**Description of the task**. Write out each line exactly as given. Leave the pictures out of your copy.
** Start Source material **
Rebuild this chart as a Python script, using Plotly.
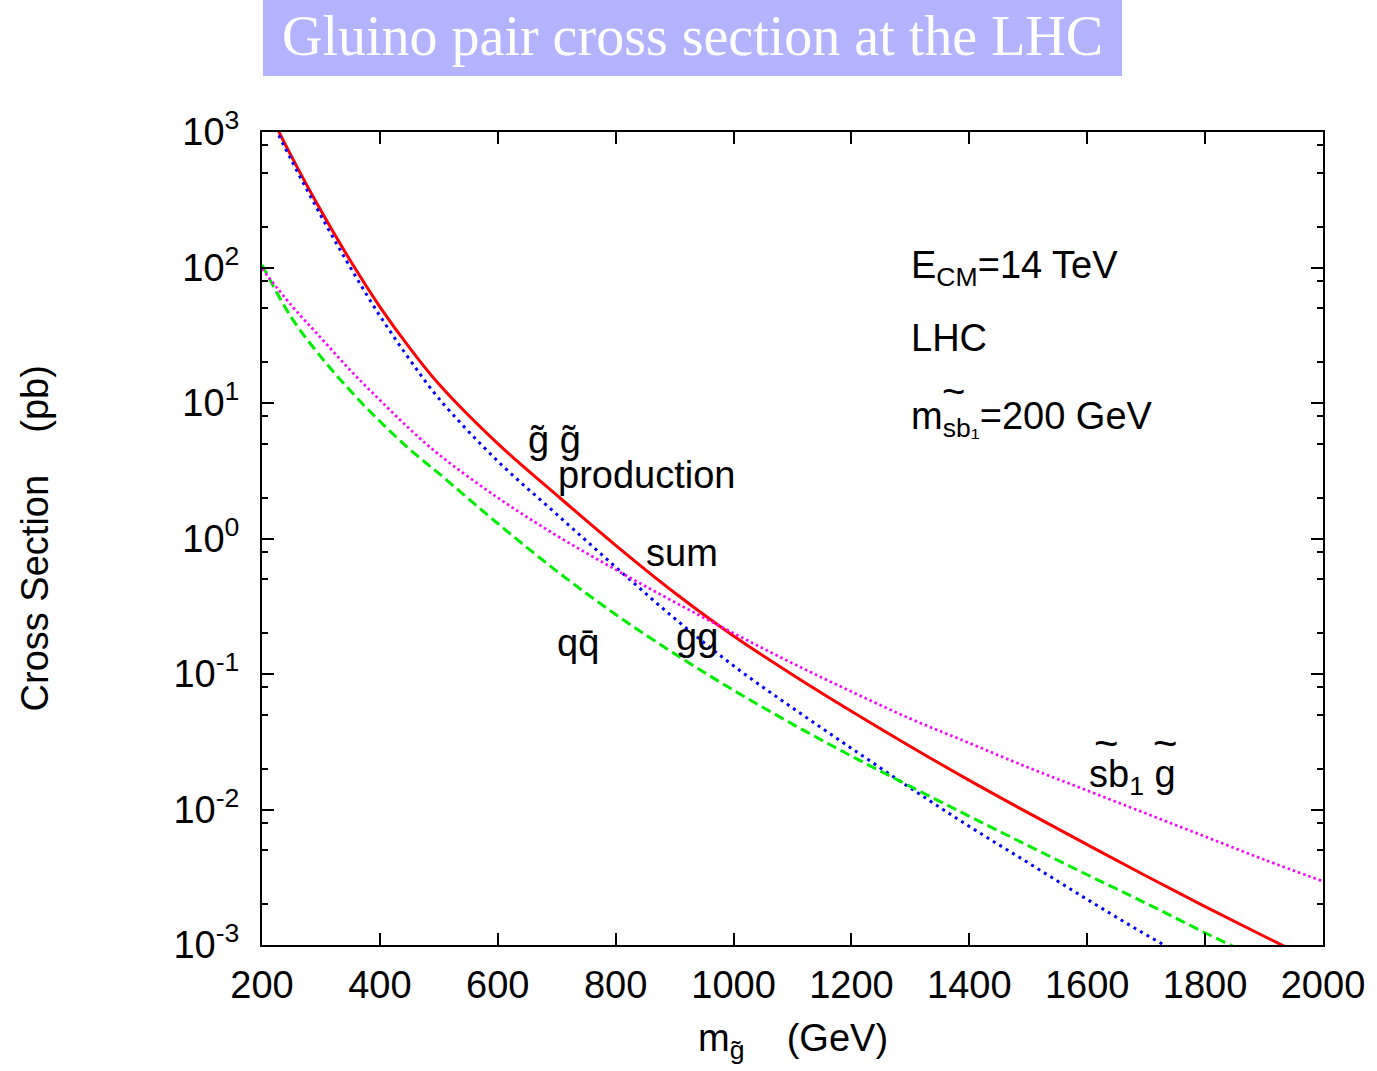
import plotly.graph_objects as go

# Gluino mass grid (GeV)
mass = [200, 250, 300, 350, 400, 450, 500, 600, 700, 800, 900, 1000, 1100,
        1200, 1300, 1400, 1500, 1600, 1700, 1800, 1900, 2000]

# Cross sections in pb
sigma_sum = [1780, 661, 263, 112, 51.3, 25.7, 13.8, 5.01, 2.09, 0.891, 0.398, 0.191, 0.0989,
             0.0531, 0.0292, 0.0164, 0.00944, 0.00550, 0.00323, 0.00192, 0.00116, 0.000708]
sigma_gg = [1670, 618, 241, 99.9, 44.0, 21.1, 10.8, 3.72, 1.51, 0.616, 0.257, 0.115, 0.0562,
            0.0283, 0.0144, 0.00750, 0.00404, 0.00217, 0.00119, 0.000680, 0.000398, 0.000240]
sigma_qq = [105, 42.7, 21.9, 12.3, 7.33, 4.57, 3.02, 1.29, 0.575, 0.275, 0.141, 0.0759, 0.0427,
            0.0248, 0.0148, 0.00891, 0.00541, 0.00330, 0.00203, 0.00123, 0.000762, 0.000474]
sigma_sbg = [97.7, 52.5, 30.2, 17.4, 10.5, 6.46, 4.17, 2.00, 1.05, 0.589, 0.339, 0.200, 0.120,
             0.0741, 0.0468, 0.0309, 0.0204, 0.0138, 0.00933, 0.00631, 0.00427, 0.00295]

x_ticks = [200, 400, 600, 800, 1000, 1200, 1400, 1600, 1800, 2000]
y_ticks = [1e-3, 1e-2, 1e-1, 1, 10, 100, 1000]
y_ticktext = ["10<sup>-3</sup>", "10<sup>-2</sup>", "10<sup>-1</sup>", "10<sup>0</sup>",
              "10<sup>1</sup>", "10<sup>2</sup>", "10<sup>3</sup>"]
y_minor = [m * 10.0 ** e for e in range(-3, 3) for m in (2, 5, 8)]

FONT = "Liberation Sans, Arial, Helvetica, sans-serif"
FS = 38

fig = go.Figure()
fig.add_trace(go.Scatter(x=mass, y=sigma_sum, mode="lines", line_shape="spline",
                         line=dict(color="#ff0000", width=3)))
fig.add_trace(go.Scatter(x=mass, y=sigma_gg, mode="lines", line_shape="spline",
                         line=dict(color="#0000ff", width=3, dash="3px,4.5px")))
fig.add_trace(go.Scatter(x=mass, y=sigma_qq, mode="lines", line_shape="spline",
                         line=dict(color="#00ee00", width=3, dash="10px,5px")))
fig.add_trace(go.Scatter(x=mass, y=sigma_sbg, mode="lines", line_shape="spline",
                         line=dict(color="#ff00ff", width=2.7, dash="2.5px,3px")))

axis_common = dict(showline=True, linecolor="black", linewidth=2, mirror="allticks",
                   ticks="inside", ticklen=12, tickwidth=1.6, tickcolor="black",
                   showgrid=False, zeroline=False,
                   tickfont=dict(family=FONT, size=FS, color="black"))

fig.update_xaxes(range=[200, 2000], tickvals=x_ticks, ticklabelstandoff=5, **axis_common)
fig.update_yaxes(type="log", range=[-3, 3], tickvals=y_ticks, ticktext=y_ticktext,
                 ticklabelstandoff=13,
                 minor=dict(tickvals=y_minor, ticks="inside", ticklen=6,
                            tickwidth=1.6, tickcolor="black", showgrid=False),
                 **axis_common)

annotations = []

def label(x, logy, text, size=FS, anchor="left"):
    annotations.append(dict(x=x, y=logy, xref="x", yref="y", text=text, showarrow=False,
                            xanchor=anchor, yanchor="middle",
                            font=dict(family=FONT, size=size, color="black")))

label(1298, 2.00, "E<sub>CM</sub>=14 TeV")
label(1298, 1.48, "LHC")
label(1298, 0.88, "m<sub>sb\u2081</sub>=200 GeV")
label(1373, 1.09, "~", size=40, anchor="center")
label(648, 0.73, "g\u0303 g\u0303")
label(698, 0.47, "production")
label(848, -0.11, "sum")
label(697, -0.77, "qq\u0304")
label(899, -0.73, "gg")
label(1599, -1.76, "sb<sub>1</sub> g")
label(1633, -1.51, "~", size=42, anchor="center")
label(1732, -1.51, "~", size=42, anchor="center")

# axis titles
annotations.append(dict(x=0.5, y=-0.118, xref="paper", yref="paper", showarrow=False,
                        text="m<sub>g\u0303</sub>    (GeV)", xanchor="center", yanchor="middle",
                        font=dict(family=FONT, size=FS, color="black")))
annotations.append(dict(x=-0.214, y=0.5, xref="paper", yref="paper", showarrow=False,
                        text="Cross Section    (pb)", textangle=-90,
                        xanchor="center", yanchor="middle",
                        font=dict(family=FONT, size=FS, color="black")))

# title banner
annotations.append(dict(x=0.4053, y=1.118, xref="paper", yref="paper", showarrow=False,
                        text="Gluino pair cross section at the LHC",
                        xanchor="center", yanchor="middle",
                        font=dict(family="Liberation Serif, DejaVu Serif, serif",
                                  size=56, color="white")))

fig.update_layout(
    width=1377, height=1071,
    margin=dict(l=262, r=54, t=132, b=126),
    paper_bgcolor="white", plot_bgcolor="white",
    showlegend=False,
    annotations=annotations,
    shapes=[dict(type="rect", xref="paper", yref="paper",
                 x0=0.0009, x1=0.8106, y0=1.0689, y1=1.1624,
                 fillcolor="#b3b3ff", line=dict(width=0), layer="below")],
)

fig.write_html("out.html")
** End Source material **
**Complete answer**.
Rebuild this chart as a Python script, using Plotly.
import plotly.graph_objects as go

# Gluino mass grid (GeV)
mass = [200, 250, 300, 350, 400, 450, 500, 600, 700, 800, 900, 1000, 1100,
        1200, 1300, 1400, 1500, 1600, 1700, 1800, 1900, 2000]

# Cross sections in pb
sigma_sum = [1780, 661, 263, 112, 51.3, 25.7, 13.8, 5.01, 2.09, 0.891, 0.398, 0.191, 0.0989,
             0.0531, 0.0292, 0.0164, 0.00944, 0.00550, 0.00323, 0.00192, 0.00116, 0.000708]
sigma_gg = [1670, 618, 241, 99.9, 44.0, 21.1, 10.8, 3.72, 1.51, 0.616, 0.257, 0.115, 0.0562,
            0.0283, 0.0144, 0.00750, 0.00404, 0.00217, 0.00119, 0.000680, 0.000398, 0.000240]
sigma_qq = [105, 42.7, 21.9, 12.3, 7.33, 4.57, 3.02, 1.29, 0.575, 0.275, 0.141, 0.0759, 0.0427,
            0.0248, 0.0148, 0.00891, 0.00541, 0.00330, 0.00203, 0.00123, 0.000762, 0.000474]
sigma_sbg = [97.7, 52.5, 30.2, 17.4, 10.5, 6.46, 4.17, 2.00, 1.05, 0.589, 0.339, 0.200, 0.120,
             0.0741, 0.0468, 0.0309, 0.0204, 0.0138, 0.00933, 0.00631, 0.00427, 0.00295]

x_ticks = [200, 400, 600, 800, 1000, 1200, 1400, 1600, 1800, 2000]
y_ticks = [1e-3, 1e-2, 1e-1, 1, 10, 100, 1000]
y_ticktext = ["10<sup>-3</sup>", "10<sup>-2</sup>", "10<sup>-1</sup>", "10<sup>0</sup>",
              "10<sup>1</sup>", "10<sup>2</sup>", "10<sup>3</sup>"]
y_minor = [m * 10.0 ** e for e in range(-3, 3) for m in (2, 5, 8)]

FONT = "Liberation Sans, Arial, Helvetica, sans-serif"
FS = 38

fig = go.Figure()
fig.add_trace(go.Scatter(x=mass, y=sigma_sum, mode="lines", line_shape="spline",
                         line=dict(color="#ff0000", width=3)))
fig.add_trace(go.Scatter(x=mass, y=sigma_gg, mode="lines", line_shape="spline",
                         line=dict(color="#0000ff", width=3, dash="3px,4.5px")))
fig.add_trace(go.Scatter(x=mass, y=sigma_qq, mode="lines", line_shape="spline",
                         line=dict(color="#00ee00", width=3, dash="10px,5px")))
fig.add_trace(go.Scatter(x=mass, y=sigma_sbg, mode="lines", line_shape="spline",
                         line=dict(color="#ff00ff", width=2.7, dash="2.5px,3px")))

axis_common = dict(showline=True, linecolor="black", linewidth=2, mirror="allticks",
                   ticks="inside", ticklen=12, tickwidth=1.6, tickcolor="black",
                   showgrid=False, zeroline=False,
                   tickfont=dict(family=FONT, size=FS, color="black"))

fig.update_xaxes(range=[200, 2000], tickvals=x_ticks, ticklabelstandoff=5, **axis_common)
fig.update_yaxes(type="log", range=[-3, 3], tickvals=y_ticks, ticktext=y_ticktext,
                 ticklabelstandoff=13,
                 minor=dict(tickvals=y_minor, ticks="inside", ticklen=6,
                            tickwidth=1.6, tickcolor="black", showgrid=False),
                 **axis_common)

annotations = []

def label(x, logy, text, size=FS, anchor="left"):
    annotations.append(dict(x=x, y=logy, xref="x", yref="y", text=text, showarrow=False,
                            xanchor=anchor, yanchor="middle",
                            font=dict(family=FONT, size=size, color="black")))

label(1298, 2.00, "E<sub>CM</sub>=14 TeV")
label(1298, 1.48, "LHC")
label(1298, 0.88, "m<sub>sb\u2081</sub>=200 GeV")
label(1373, 1.09, "~", size=40, anchor="center")
label(648, 0.73, "g\u0303 g\u0303")
label(698, 0.47, "production")
label(848, -0.11, "sum")
label(697, -0.77, "qq\u0304")
label(899, -0.73, "gg")
label(1599, -1.76, "sb<sub>1</sub> g")
label(1633, -1.51, "~", size=42, anchor="center")
label(1732, -1.51, "~", size=42, anchor="center")

# axis titles
annotations.append(dict(x=0.5, y=-0.118, xref="paper", yref="paper", showarrow=False,
                        text="m<sub>g\u0303</sub>    (GeV)", xanchor="center", yanchor="middle",
                        font=dict(family=FONT, size=FS, color="black")))
annotations.append(dict(x=-0.214, y=0.5, xref="paper", yref="paper", showarrow=False,
                        text="Cross Section    (pb)", textangle=-90,
                        xanchor="center", yanchor="middle",
                        font=dict(family=FONT, size=FS, color="black")))

# title banner
annotations.append(dict(x=0.4053, y=1.118, xref="paper", yref="paper", showarrow=False,
                        text="Gluino pair cross section at the LHC",
                        xanchor="center", yanchor="middle",
                        font=dict(family="Liberation Serif, DejaVu Serif, serif",
                                  size=56, color="white")))

fig.update_layout(
    width=1377, height=1071,
    margin=dict(l=262, r=54, t=132, b=126),
    paper_bgcolor="white", plot_bgcolor="white",
    showlegend=False,
    annotations=annotations,
    shapes=[dict(type="rect", xref="paper", yref="paper",
                 x0=0.0009, x1=0.8106, y0=1.0689, y1=1.1624,
                 fillcolor="#b3b3ff", line=dict(width=0), layer="below")],
)

fig.write_html("out.html")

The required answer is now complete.